Valérie Baeriswyl a bien sûr réfléchi à commencer l’Ecole supérieure d’arts appliqués de Vevey, dont la formation de photographe est reconnue. Trop jeune pour s’y inscrire, elle prend une tout autre direction, et passe son CFC d’assistante en information documentaire à la Bibliothèque cantonale et universitaire de Fribourg.
Elle ne lâche pas pour autant ses appareils. Après un périple en Amérique du Sud, elle commence à dévoiler ses images dans des expositions, qu’elle organise à droite et à gauche. Avec le recul, elle se souvient: «Je n’avais pas encore de fil rouge dans ce que je faisais. Ce que j’étais jeune!»
Question de légitimité
Cette envie de donner plus de profondeur à ses projets lui est longtemps restée en tête. Partie s’installer à Lausanne, elle occupe un poste de responsable dans une bibliothèque, qui ne l’épanouit pas. Elle décide alors de se consacrer corps et âme à la photographie.
Ses services sont plusieurs fois requis par des journaux ou des agences de publicité.
Elle couvre des mariages et réalise des portraits sur demande, s’installe en tant qu’indépendante sur la place romande. Cependant, «je me sentais un peu comme si j'avais pris la place de quelqu'un d’autre, explique-t-elle. J’avais besoin de légitimer mon activité.» Elle prend alors le risque de tout arrêter, pour se former.
Ni une ni deux, Valérie Baeriswyl se propulse à Paris, où elle s’inscrit à l’Ecole des métiers de l’information (EMI) pour suivre des cours de photojournalisme durant une année.

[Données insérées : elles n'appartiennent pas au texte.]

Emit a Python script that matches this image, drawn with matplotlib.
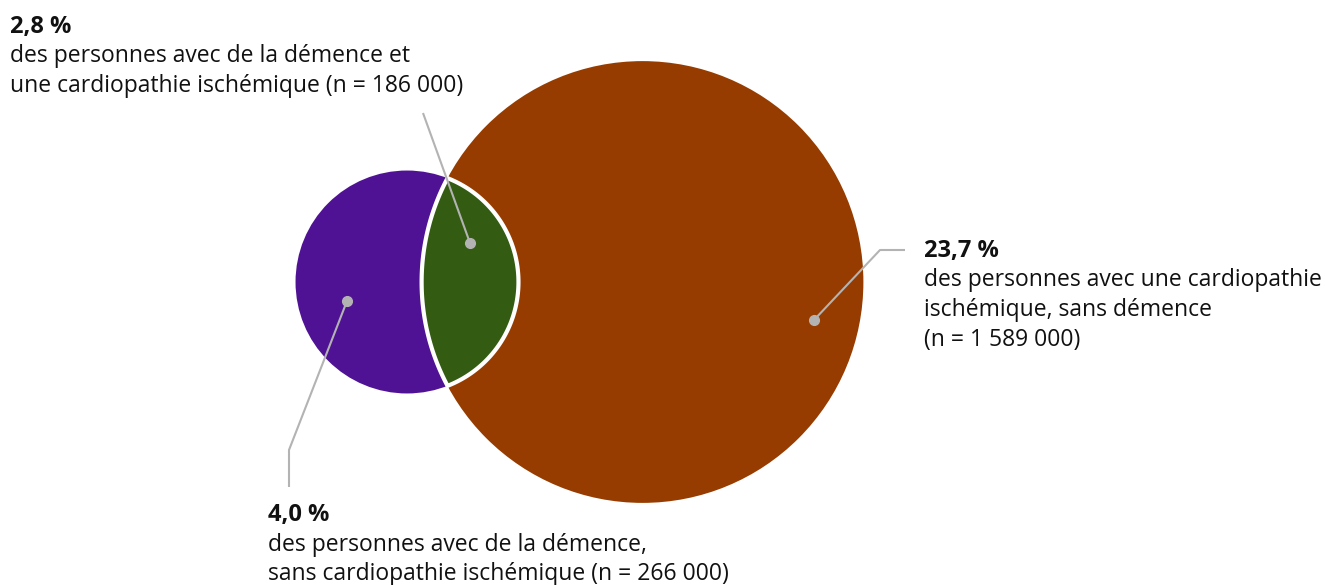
import numpy as np
import matplotlib
matplotlib.use("Agg")
import matplotlib.pyplot as plt
from matplotlib.patches import Circle, Polygon

# ---- data ----
labels_pct = ["4,0 %", "2,8 %", "23,7 %"]
labels_txt = [
    ["des personnes avec de la démence,", "sans cardiopathie ischémique (n = 266 000)"],
    ["des personnes avec de la démence et", "une cardiopathie ischémique (n = 186 000)"],
    ["des personnes avec une cardiopathie", "ischémique, sans démence", "(n = 1 589 000)"],
]
n_dementia_only = 266000
n_both = 186000
n_cardio_only = 1589000
colors = ["#501294", "#335B12", "#973C00"]

# ---- layout ----
W, H = 1325, 585
fig = plt.figure(figsize=(W / 100, H / 100), dpi=100)
ax = fig.add_axes([0, 0, 1, 1])
ax.set_xlim(0, W)
ax.set_ylim(H, 0)
ax.set_aspect("equal")
ax.axis("off")

k = 0.1658  # pixels per sqrt(person)
r1 = k * np.sqrt(n_dementia_only + n_both)
r2 = k * np.sqrt(n_cardio_only + n_both)
c1 = np.array([407.0, 282.0])
c2 = np.array([642.5, 282.0])

ax.add_patch(Circle(c1, r1, facecolor=colors[0], edgecolor="none", zorder=1))
ax.add_patch(Circle(c2, r2, facecolor=colors[2], edgecolor="none", zorder=2))

# lens (intersection)
d = c2[0] - c1[0]
a = (d**2 + r1**2 - r2**2) / (2 * d)
h = np.sqrt(r1**2 - a**2)
t1 = np.arctan2(h, a)            # angle on circle 1
t2 = np.arctan2(h, a - d)        # angle on circle 2
th1 = np.linspace(-t1, t1, 200)
arc1 = np.column_stack([c1[0] + r1 * np.cos(th1), c1[1] + r1 * np.sin(th1)])
th2 = np.linspace(t2, 2 * np.pi - t2, 300)
arc2 = np.column_stack([c2[0] + r2 * np.cos(th2), c2[1] + r2 * np.sin(th2)])
lens = np.vstack([arc1, arc2])
ax.add_patch(Polygon(lens, closed=True, facecolor=colors[1], edgecolor="white",
                     linewidth=3, joinstyle="miter", zorder=3))

# leader lines
lc = "#B3B3B3"
leaders = [
    [(347, 301), (289, 450), (289, 487)],
    [(470, 243), (423, 113)],
    [(814, 320), (880, 250), (905, 250)],
]
for pts in leaders:
    xs, ys = zip(*pts)
    ax.plot(xs, ys, color=lc, lw=1.5, zorder=4, solid_capstyle="butt")
    ax.plot(xs[0], ys[0], "o", color=lc, ms=7, zorder=5)

# text blocks
font = "Open Sans"
fs = 16.5
blocks = [(268, 521.5), (10, 33), (924, 257)]
step = 29.5
for (x, y0), pct, lines in zip(blocks, labels_pct, labels_txt):
    ax.text(x, y0, pct, fontsize=17, fontweight="bold", family=font,
            va="baseline", ha="left", color="#111111")
    for i, ln in enumerate(lines):
        ax.text(x, y0 + step * (i + 1), ln, fontsize=fs, family=font,
                va="baseline", ha="left", color="#111111")

fig.savefig("out.png", dpi=100)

Elle apprend à structurer ses sujets, à les anticiper en préparant des synopsis. Pourtant habituée aux nouvelles technologies, elle se familiarise avec des outils de diffusion dont elle ne soupçonnait même pas l’existence.
En plein dans l’actualité
Toutes ses démarches, elle les a entreprises en sachant pertinemment que le métier de photographe est en crise, celui de photoreporter  encore plus. «Le marché est saturé. Il faut être meilleur que les autres», constate-t-elle. Valérie Baeriswyl est une tête brûlée. Alors qu’elle avait déjà commencé à travailler sur les conversions religieuses dans un couple, un de ses camarades de classe lui parle du concours de Paris-Match. Elle s’y inscrit. «Quand j’en ai parlé à mon professeur, il m’a dit de foncer.» Son idée de base ne s’arrêtait alors pas seulement à l’islam. Elle voulait dresser un portrait de ce phénomène en photographiant quatre personnes de religions différentes. Elle a d’ailleurs déjà réalisé les clichés d’un bouddhiste et d’un protestant, et ne cherche plus qu’un converti au judaïsme.
«C’est une pente glissante que d’aborder le sujet d’une chrétienne qui devient musulmane», dit-elle. D’ailleurs, son travail a provoqué quelques commentaires, notamment de la part de féministes. Mais la Fribourgeoise n’y accorde que peu d’importance. «Elles font un amalgame. Mon sujet, c’est la conversion. Que mon modèle porte le voile ou pas, ça ne change rien!»
Se sentir proche
C’est là justement que s’immisce un trouble pour celui qui n’est pas accoutumé à la culture musulmane: il se dégage des images un sentiment inéluctable de bonheur. La femme a l’air heureuse et épanouie. «C’est son choix et elle le vit pleinement», constate Valérie Baeriswyl.
«Lorsque je travaille, j’aime me sentir proche des gens.» Elle qui déteste le manque de loyauté a réussi, avec son premier vrai reportage, à toucher juste. «Tout le monde peut faire une belle photo. Faire un reportage, c'est une autre affaire.»
Prendre la balle au bond
Lorsqu’elle a entendu son nom à la remise des prix, elle n’y croyait pas. «Je suis partie perdante et me suis retrouvée tout émotionnée.» En plus de l’apport financier, ses photographies paraîtront dans le prochain Paris-Match. Grâce à elle, son école reçoit également une somme pour soutenir un projet pédagogique. «C’est un beau tremplin», avoue la Broyarde, tout en admettant qu’elle sera attendue au tournant.
Même si «la concurrence est rude à Paris», Valérie Baeriswyl pense y rester encore quelques années. De quoi essayer de faire carrière, «dans une profession qui l’habite».